Medusa 5.1 Surround Gaming Headphone Mini Review

I've been using my Medusa 5.1's Home Edition headphones for over a month now and wanted to relay my impressions.

I think these are great headphones for the price.  They sound very nice, and come with a great cable and preamp package.  I'm loving having real surround audio while gaming, and it's really added to my multiplayer game experience.  I've been playing Left 4 Dead a lot lately, and I've frequently found myself being able to turn and shoot a flanking or leaping enemy because of the positional audio clues.

The build quality of these 'phones is good.  I have no complaints there.  Everything feels solid, the ear pads are nice and comfortable.  They're not too heavy, and they adjust well.
The integrated mic sounds good and is clear and rejects background noise well. 
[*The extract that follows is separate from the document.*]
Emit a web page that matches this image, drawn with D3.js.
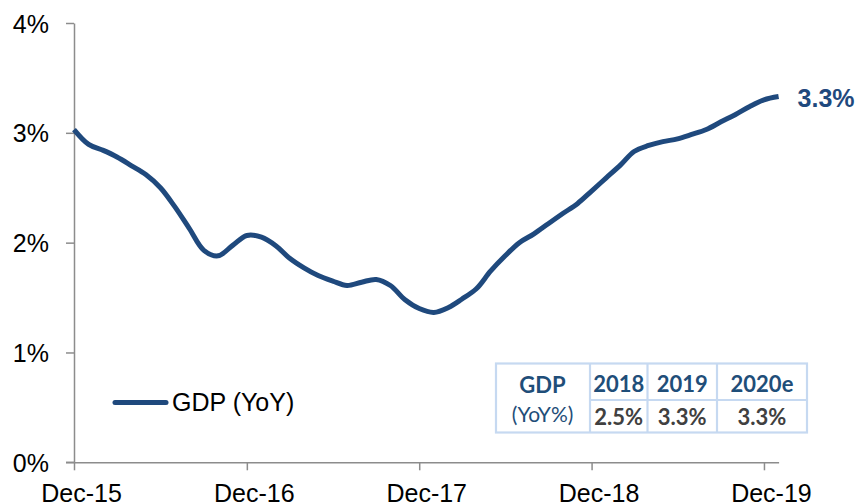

I only have one hesitation about recommending these headphones.  You need a good sound card to drive them.  You need something with bass redirection or a crossover in the drivers.  I had problems getting the rear channels and bass to sound good until I upgraded from an integrated Realtek HD to a X-Fi. 

People often complain of the rear channels sounding tinny on these headphones, and they need to realize that the drivers in this headset are very small, and the rear channels are even smaller than the side and front ones.  To get good sound from the Medusa 5.1's you need to:

  • Set your sound card output to 5.1 Surround.
  • Set speaker size to small instead of large / full range. (this stops heavy bass from being sent to the "satellite" speakers)
  • Turn Bass Redirection on.
  • Set up your Bass Crossover point to 200Hz or whatever you feel appropriate.  The goal being to send highs and mids to the surround channels, and almost all the bass to the subwoofer/vibration channel.
  • Now set the volume on the preamp up about 50% or so.  This gets a good level of bass to the drivers.  Now adjust the volume on the individual channels on the headset down to taste.  I leave Bass/Vib on about 7 or 8 and the other channels on 4 or 5.  Sometimes I turn the rear channels up 1 notch.

I've found this to be a good combination and it's working well for me with all games and I'm very happy with the results.  I have noticed that Valve games tend to have more issues with tinny rear channels when compared to other developers, so there may also be some kind of issue with the way they process surround.